An aside: Children learn to do behaviors that appear manipulative if their needs are not met, because those needs for secure attachment are as vital to their growth and development as eating or breathing. So not meeting a child’s needs for secure attachment is like taking his/her oxygen away, and like adults, he will “fight” for his life and find another way to get those attachment needs met. The question is, what exactly do children need and how can parents go about meeting those needs? API can help.

While it was La Leche League that introduced me to Attachment Parenting, I was already searching for support to continue what I had learned in the hospital from apparently knowledgeable staff — they had saved my baby after all — amid the flood of criticism.

At some point, on some Internet search, I found Attachment Parenting International. The closest API Support Group was in another state, five hours away, so I contacted API and asked if I could volunteer with them — because I knew that if I didn’t affiliate myself with API in some way, I would not have the strength to continue on with Attachment Parenting without support at home.

API saved my family. I had a lot more to learn about child rearing than the introduction the hospital gave me and I had a setback early on regarding discipline, but through the years, Attachment Parenting has transformed the way I look at myself, my children, my spouse, my community, my world.

API got me from there to here.

All through October, AP Month has been posting daily tips based on this year’s theme: “Cherishing Parents, Flourishing Children.” All of these tips are written by an amazing API volunteer, Kelly Johnson, the coordinator of AP Month. You can read through all of the tips so far, as well as the tips from previous years, on the AP Month website. Or start having daily tips sent to your inbox by clicking here or “Subscribe” in the upper right corner of the AP Month website. Today’s post is especially inspirational:

How to Get There from Here

Warmth, inductive reasoning, appropriate monitoring and clear communication.
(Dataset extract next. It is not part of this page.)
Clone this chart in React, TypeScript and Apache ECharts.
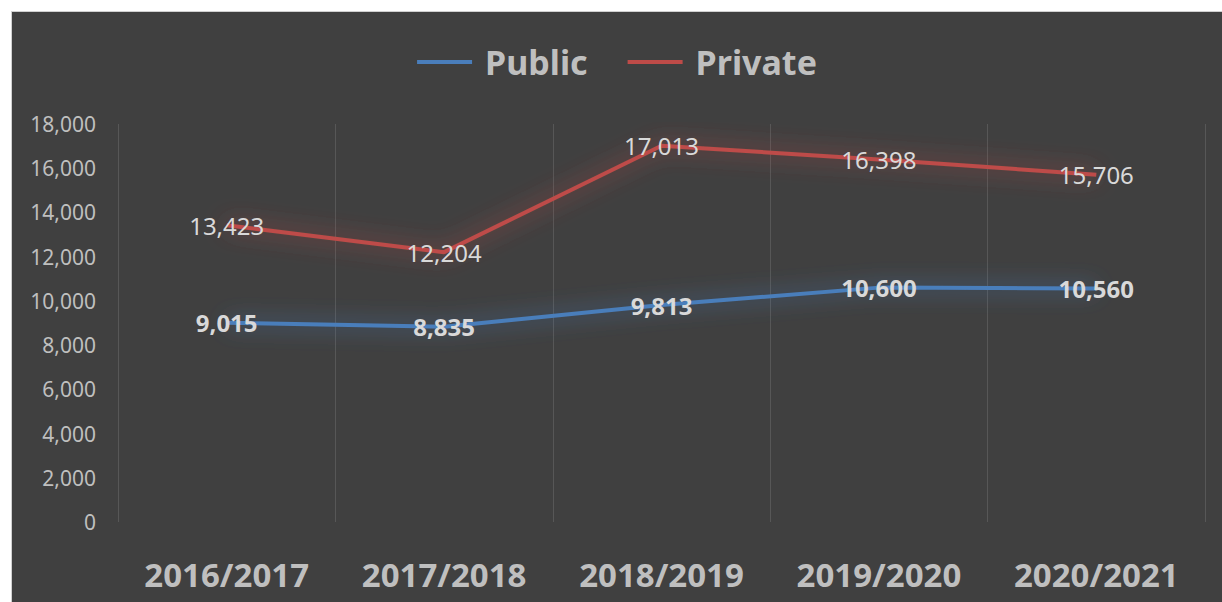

We easily identify these as the parenting behaviors associated with beneficial child outcomes that include positive cognitive functioning, social skills, moral development and psychological adjustment.

We nod our heads recognizing these scientific “child outcomes” as the equivalent of our AP Month “flourishing children.” We also recognize all of these benefits as parenting goals regardless of our style of parenting.

But how do we get there from here? What’s the parenting analogue that allows us parents to be all of that enough of the time so that these child benefits are possible? What are the names of the concrete resources that we parents need to have available so that we can provide all of that?

At other times, maybe we also need these resources to help extricate ourselves from situations that may involve our use, inadvertent or planned, of more or less hostility, rejection and coercion.

We can get there from here with support. Telling our stories can help unravel the stress. Taking the breaks we know we need, yet consistently ignore, provide moments of respite. Turning to a hobby, physical activity or just quiet for a brief period allows the spin cycle to slow. How else do you replenish your resources?

How can you plan five minutes (or more) this week to do so?